Summary: Transformers for video generation

Video generation takes the DiT family from images into three dimensions: video is patchified as spacetime cuboids, one transformer attends across all of them at once, and temporal consistency falls out of the attention mechanism naturally. The cost is a token-count explosion that latent compression in both space and time must manage, and the binding constraint on training quality is well-captioned video at scale. This summary is the scan version of the full lesson, which closes Phase 3.

Core ideas

Frame-by-frame image generation does not work for video. Independent frames flicker; identities shift; motion looks wrong. Temporal consistency is the new central problem.
Spacetime patches treat video as a 3D tensor (space + time) of small cuboids. Each cuboid is one token; a single transformer attends across all of them, and coherence across frames is what shared self-attention naturally produces.
Token-count explosion. A 5-second 30fps clip is roughly 38,400 raw tokens without compression. Attention is quadratic; two compressions are required:
- Latent compression in space (image-latent diffusion’s idea, extended).
- Latent compression in time (several adjacent frames bundled into one temporal patch).

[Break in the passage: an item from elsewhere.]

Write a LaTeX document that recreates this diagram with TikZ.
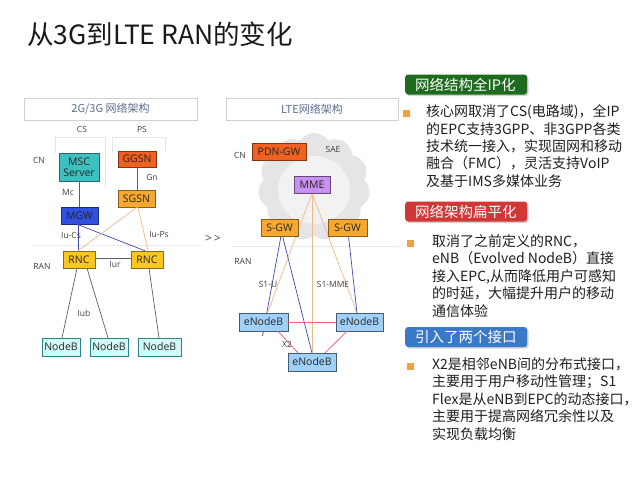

Sora’s spacetime patches do exactly this.
The tokenizer is the floor and ceiling of system quality, same as in native multimodal and image generation.
Captioned video at scale is the binding data constraint. Production systems rely on automatic captioning / recaptioning pipelines; captioner quality cascades into model quality.
Production systems. Sora (OpenAI, popularized spacetime patches), Veo (Google), Movie Gen (Meta, the source lecture’s subject). All DiT-family + spacetime patches; differ in tokenizer, conditioning, post-training.
Current failure modes: physics violations, long-horizon coherence (identity drift), in-frame text, compute walls at longer durations.

What changes for you

When you see synthetic video that looks plausible, this is the architecture under it. The capability arc parallels what image generation walked from 2022 to 2024: rapid quality jumps as architecture, datasets, and compute matured. The technical evaluation instruments here are FVD, motion quality metrics, and human preference studies, the same family of quantitative measures other generative work uses. The scope line is also extended for video, with two categories beyond what image generation alone raised: real-person reanimation (deepfake video; motion and action attributed to a real person, beyond static likeness) and video provenance (temporal-coherence requirements that make it technically distinct from image watermarking). Both, along with the carried-forward categories (use-case policy, sector-specific policies, training-data licensing), live in their own conversations evaluated by different methods. That closes Phase 3 on generative multimodal. Phase 4 turns to advanced multimodal directions, starting with JEPA’s predict-in-embedding-space alternative to generative pretraining.